El arribo de alguno, —anunciado con larga anticipación por las “toreadas” de la guardia perruna,— producía, si no alarma, recelo en la población de aquel descampado...
En lluvioso atardecer de julio comenzó a ladrar desaforadamente la jauría; y el patrón —quien, en rueda con el capataz y los peones, aprestábase a pegar el primer tajo en el dorado costillar,— prestó oído y dijo:
—Viene gente.
—Parecen varios —observó el capataz.
—No; es uno sólo. El chapaliar del campo empapado engaña.
Empero, no obstante la respetable opinión del patrón, todos se cercioraron de que llevaban las armas al cinto...
—¡Ave María Purísima!...
—Sin pecado concebida... Abajesé.
Desmonta el forastero. Tiende la mano a todos e interroga:
—Si me permite hacer noche... vengo de lejos y con el caballo pesadón...
—Desensille no más, y ate a soga pa la zurda’e las casas, que hay güen pasto...
Retorna el viajero; echa el apero en un ángulo del galpón, se quita el poncho, que chorrea agua, lo extiende sobre una pila de cueros vacunos y se acerca a la rueda, al calor del hogar.
Es un hombre como de cuarenta años. Su rostro, que expresa en alto grado la energía criolla, está intensamente pálido. Ancha venda cubre la frente y el ojo derecho. La venda está manchada de sangre, denunciando una cuchillada reciente...
Se cena. Luego circula el amargo. Se habla.
—Ha llovido mucho... Los arroyos deben venir creciendo juerte...
—Vienen repuntando ligero, —responde el huésped;— el Caraguatá lo bandié a bolapié, y en el Ibiracoy boyé un trecho. Maliseo que a estas horas ya no ha’e dar paso.
—¿Usté es baquiano pu’estos pagos?
—Soy oriental: un oriental es baquiano en tuitas partes...
Cuando empezaban a ensombrecerse los rubíes del fogón, uno de los peones encendió la “luminaria”, —una esponja de campo embebida en grasa de potro y puesta en el interior de una guampa de toro;— cada cual tendió la cama con su apero. El huésped lo mismo.
—¿Apago?...
—Cuando guste.
—Güenas noches.
—Güenas.
Rojearon las barras del día.
El capataz, siempre el primero en “poner los güesos de punta”, sopló el trasfoguero, amontonó unas ramitas, avivó con un trozo de sebo, arrimó la “pava” y preparó el cimarrón.
Natalio, el más glotón de la comandita, ensartó el churrasco en el asador.

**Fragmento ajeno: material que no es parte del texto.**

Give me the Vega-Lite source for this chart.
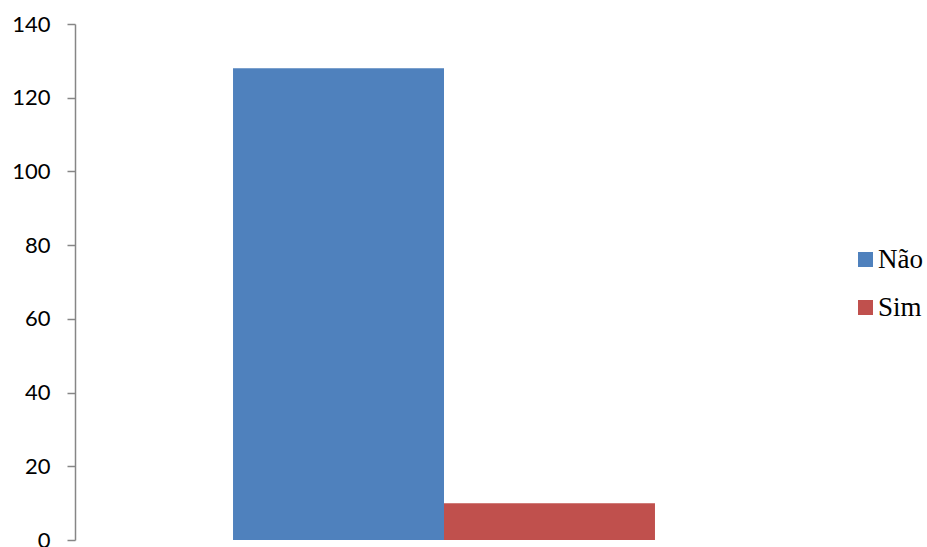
{
  "$schema": "https://vega.github.io/schema/vega-lite/v6.json",
  "width": 738,
  "height": 516,
  "autosize": {"type": "none"},
  "padding": {"left": 75, "top": 24, "right": 114, "bottom": 7},
  "background": "white",
  "config": {"view": {"stroke": null}},
  "data": {"values": [
    {"resposta": "Não", "valor": 128},
    {"resposta": "Sim", "valor": 10}
  ]},
  "mark": {"type": "bar"},
  "encoding": {
    "x": {"field": "resposta", "type": "nominal", "axis": null,
          "scale": {"paddingInner": 0, "paddingOuter": 0.749}},
    "y": {"field": "valor", "type": "quantitative",
          "scale": {"domain": [0, 140], "nice": false},
          "axis": {"title": null, "values": [0, 20, 40, 60, 80, 100, 120, 140], "grid": false,
                   "domainColor": "#868686", "domainWidth": 1.5, "tickColor": "#868686", "tickWidth": 1.5, "tickSize": 8,
                   "labelFont": "Lato", "labelFontSize": 22, "labelColor": "#000000", "labelPadding": 17}},
    "color": {"field": "resposta", "type": "nominal",
              "scale": {"domain": ["Não", "Sim"], "range": ["#4F81BD", "#C0504D"]},
              "legend": {"title": null, "orient": "none", "legendX": 777, "legendY": 222,
                         "symbolType": "square", "symbolSize": 225, "symbolStrokeWidth": 0, "symbolOpacity": 1,
                         "labelFont": "Liberation Serif", "labelFontSize": 27, "labelColor": "#000000",
                         "labelOffset": -1, "rowPadding": 20}}
  }
}
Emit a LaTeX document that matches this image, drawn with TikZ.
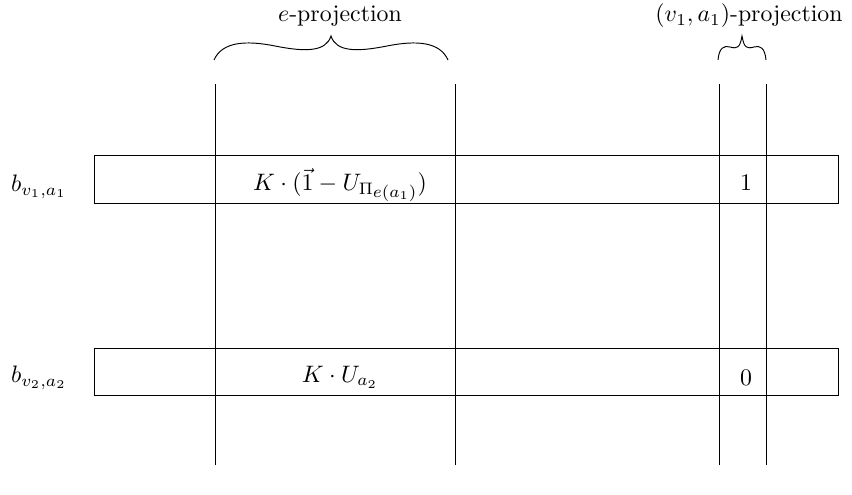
\documentclass[tikz,border=0pt]{standalone}
\begin{document}
\begin{tikzpicture}[x=0.42pt,y=-0.42pt]
\useasboundingbox (0,0) rectangle (852,495);
% column borders
\foreach \x in {215,455,719,766}
  \draw (\x,84) -- (\x,465);
% the two rows
\draw (94,155) rectangle (838,203);
\draw (94,348) rectangle (838,395);
\node (rowA) at (39,187) {$b_{v_1,a_1}$};
\node (rowB) at (39,378) {$b_{v_2,a_2}$};
\node (cellA) at (340,185) {$K\cdot(\vec{1}-U_{\Pi\lower1.2pt\hbox{$\scriptstyle e(a_1)$}})$};
\node (cellB) at (340,377) {$K\cdot U_{a_2}$};
\node (oneA) at (746,183) {$1$};
\node (zeroB) at (746,378) {$0$};
% projections
\coordinate (eL) at (214,60);
\coordinate (eR) at (448,60);
\coordinate (vL) at (718,60);
\coordinate (vR) at (766,60);
\draw (eL) .. controls (222,42) and (245,40) .. (275,46)
  .. controls (305,52) and (326,52) .. (331,36)
  .. controls (336,52) and (357,52) .. (387,46)
  .. controls (417,40) and (440,42) .. (eR);
\draw (vL) .. controls (719,48) and (724,45) .. (730,47)
  .. controls (737,49) and (740,48) .. (742,36)
  .. controls (744,48) and (747,49) .. (754,47)
  .. controls (760,45) and (765,48) .. (vR);
\node (eproj) at (340,16) {$e$-projection};
\node[anchor=east] (vproj) at (851,16) {$(v_1,a_1)$-projection};
\end{tikzpicture}
\end{document}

En tanto el forastero fué a recoger su caballo de la soga; ensilló y volvió al galpón. Cimarroneó, churrasqueó, y luego, tendiendo la mano al patrón, dijo con voz altiva:
—Gracias; y perdone el incómodo.
Montó a caballo y se fué...
Nadie le había preguntado su nombre, ni su procedencia, qué hacía y a dónde iba.
Hospitalidad gaucha. Hospitalidad bíblica.